A riveting, haunting sequel to Chasing the Boogeyman, this is a tale of obsession and the adulation of evil, exploring modern society's true-crime infatuation with unflinching honesty, sparing no one from the glare of the spotlight.
PUBLISHERS WEEKLY
In this clever but overstuffed sequel to Chizmar's 2021 bestseller Chasing the Boogeyman, the author again brings a metafictional approach to the serial killer thriller. Decades after the first book's Boogeyman killings in Edgewood, Md., journalist and horror writer Rich—who is closely patterned on Chizmar—finds a garbage bag filled with human remains while walking his dog. They belong to Annie Riggs, the sole survivor of the Boogeyman's 1980s killing spree, and Rich, who became a key figure in that investigation, is thrust back into the spotlight.

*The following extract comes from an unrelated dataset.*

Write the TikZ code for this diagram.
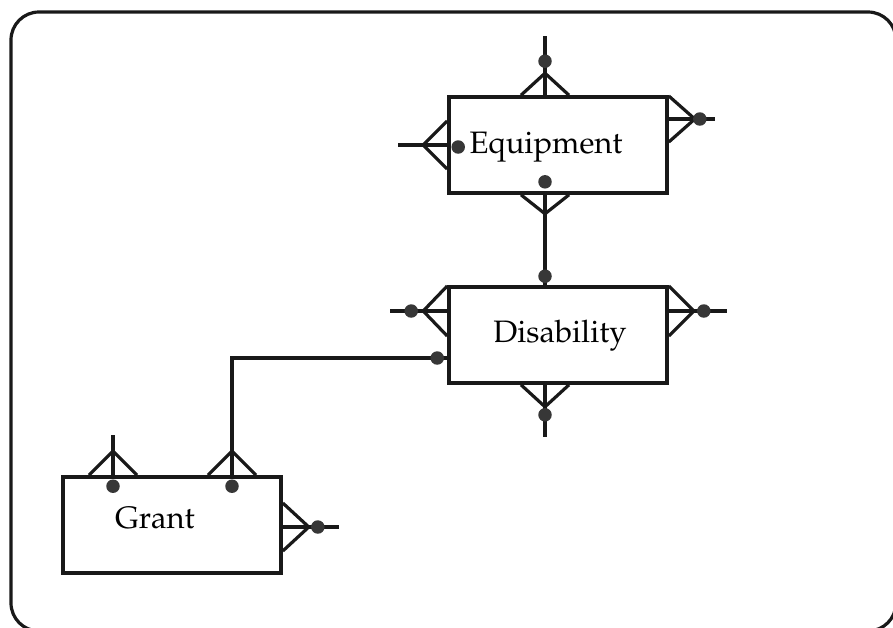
\documentclass[tikz,border=0pt]{standalone}
\usepackage[T1]{fontenc}
\usepackage{mathpazo}
\usetikzlibrary{positioning,calc}
\definecolor{myink}{RGB}{25,25,25}
\definecolor{mydot}{RGB}{55,55,55}
% crow's foot: attach point, apex offset, half-width offset
\newcommand\crowfoot[3]{
  \draw[link] ($(#1)+(#3)$) -- ($(#1)+(#2)$) -- ($(#1)-(#3)$);
}

\begin{document}
\begin{tikzpicture}[x=1pt,y=-1pt,
		entity/.style={
		  draw=myink,
		  line width=3.6pt,
		  fill=white,
		  minimum width=218pt,
		  minimum height=96pt,
		  inner sep=0pt},
		entname/.style={
		  font={\fontsize{31}{36}\selectfont},
		  inner sep=0pt,
		  anchor=base},
		link/.style={draw=myink,line width=3.2pt},
		dot/.style={circle,fill=mydot,inner sep=0pt,minimum size=13.5pt},
		]
		\useasboundingbox (0,0) rectangle (893,627);
		\draw[link,rounded corners=28pt] (11,12) rectangle (896,631);
		% entities
		\node[entity] (equip) at (558,145) {};
		\node[entity] (disab) at (558,335) {};
		\node[entity] (grant) at (172,525) {};
		\node[entname] (equipT) at ($(equip.center)+(-12,8)$) {Equipment};
		\node[entname] (disabT) at ($(disab.center)+(2,7)$) {Disability};
		\node[entname] (grantT) at ($(grant.center)+(-17,3)$) {Grant};
		% attach points
		\coordinate (eqTop) at ($(equip.north)+(-13,0)$);
		\coordinate (eqBot) at ($(equip.south)+(-13,0)$);
		\coordinate (eqRight) at ($(equip.east)+(0,-26)$);
		\coordinate (diTop) at ($(disab.north)+(-13,0)$);
		\coordinate (diBot) at ($(disab.south)+(-13,0)$);
		\coordinate (diLeft) at ($(disab.west)+(0,-24)$);
		\coordinate (diLow) at ($(disab.west)+(0,23)$);
		\coordinate (diRight) at ($(disab.east)+(0,-24)$);
		\coordinate (grTopA) at ($(grant.north)+(-59,0)$);
		\coordinate (grTopB) at ($(grant.north)+(60,0)$);
		\coordinate (grRight) at ($(grant.east)+(0,2)$);
		% free ends
		\coordinate (eqTopEnd) at ($(eqTop)+(0,-59)$);
		\coordinate (eqLeftEnd) at ($(equip.west)+(-49,0)$);
		\coordinate (eqRightEnd) at ($(eqRight)+(46,0)$);
		\coordinate (diLeftEnd) at ($(diLeft)+(-57,0)$);
		\coordinate (diRightEnd) at ($(diRight)+(58,0)$);
		\coordinate (diBotEnd) at ($(diBot)+(0,52)$);
		\coordinate (grTopAEnd) at ($(grTopA)+(0,-40)$);
		\coordinate (grRightEnd) at ($(grRight)+(56,0)$);
		% relationships
		\draw[link] (eqTopEnd) -- (eqTop);
		\draw[link] (eqLeftEnd) -- (equip.west);
		\draw[link] (eqRight) -- (eqRightEnd);
		\draw[link] (eqBot) -- (diTop);
		\draw[link] (diLeftEnd) -- (diLeft);
		\draw[link] (diRight) -- (diRightEnd);
		\draw[link] (diBot) -- (diBotEnd);
		\draw[link] (diLow) -| (grTopB);
		\draw[link] (grTopAEnd) -- (grTopA);
		\draw[link] (grRight) -- (grRightEnd);
		% crow's feet
		\crowfoot{eqTop}{0,-22}{24,0}
		\crowfoot{equip.west}{-24,0}{0,24}
		\crowfoot{eqRight}{26,0}{0,23}
		\crowfoot{eqBot}{0,19}{24,0}
		\crowfoot{diLeft}{-24,0}{0,25}
		\crowfoot{diRight}{25,0}{0,25}
		\crowfoot{diBot}{0,22}{24,0}
		\crowfoot{grTopA}{0,-24}{24,0}
		\crowfoot{grTopB}{0,-24}{24,0}
		\crowfoot{grRight}{26,0}{0,24}
		% optionality dots
		\node[dot] (eqTopD) at ($(eqTop)+(0,-34)$) {};
		\node[dot] (eqLeftD) at ($(equip.west)+(11,2)$) {};
		\node[dot] (eqRightD) at ($(eqRight)+(31,0)$) {};
		\node[dot] (eqBotD) at ($(eqBot)+(0,-13)$) {};
		\node[dot] (diTopD) at ($(diTop)+(0,-9)$) {};
		\node[dot] (diLeftD) at ($(diLeft)+(-36,0)$) {};
		\node[dot] (diLowD) at ($(diLow)+(-10,0)$) {};
		\node[dot] (diRightD) at ($(diRight)+(35,0)$) {};
		\node[dot] (diBotD) at ($(diBot)+(0,30)$) {};
		\node[dot] (grTopAD) at ($(grTopA)+(0,11)$) {};
		\node[dot] (grTopBD) at ($(grTopB)+(0,11)$) {};
		\node[dot] (grRightD) at ($(grRight)+(35,0)$) {};
\end{tikzpicture}
\end{document}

As media attention about a potential copycat killer starts to overwhelm Rich and threaten his marriage, more girls begin to disappear; when their bodies are found, each is missing an ear. Reluctantly, Rich investigates once again. Sections about Rich's childhood in Edgewood (formatted as bits of an in-progress memoir) possess a certain Stand by Me charm, and his visits to the Boogeyman in prison vibrate with the intensity of Clarice Starling and Hannibal Lecter's interactions in The Silence of the Lambs. But the novel's ambitious structure, which folds news clippings and reviews of the last book into the narrative, sometimes weighs down the central mystery too much. Still, fans of the first book will likely be satisfied.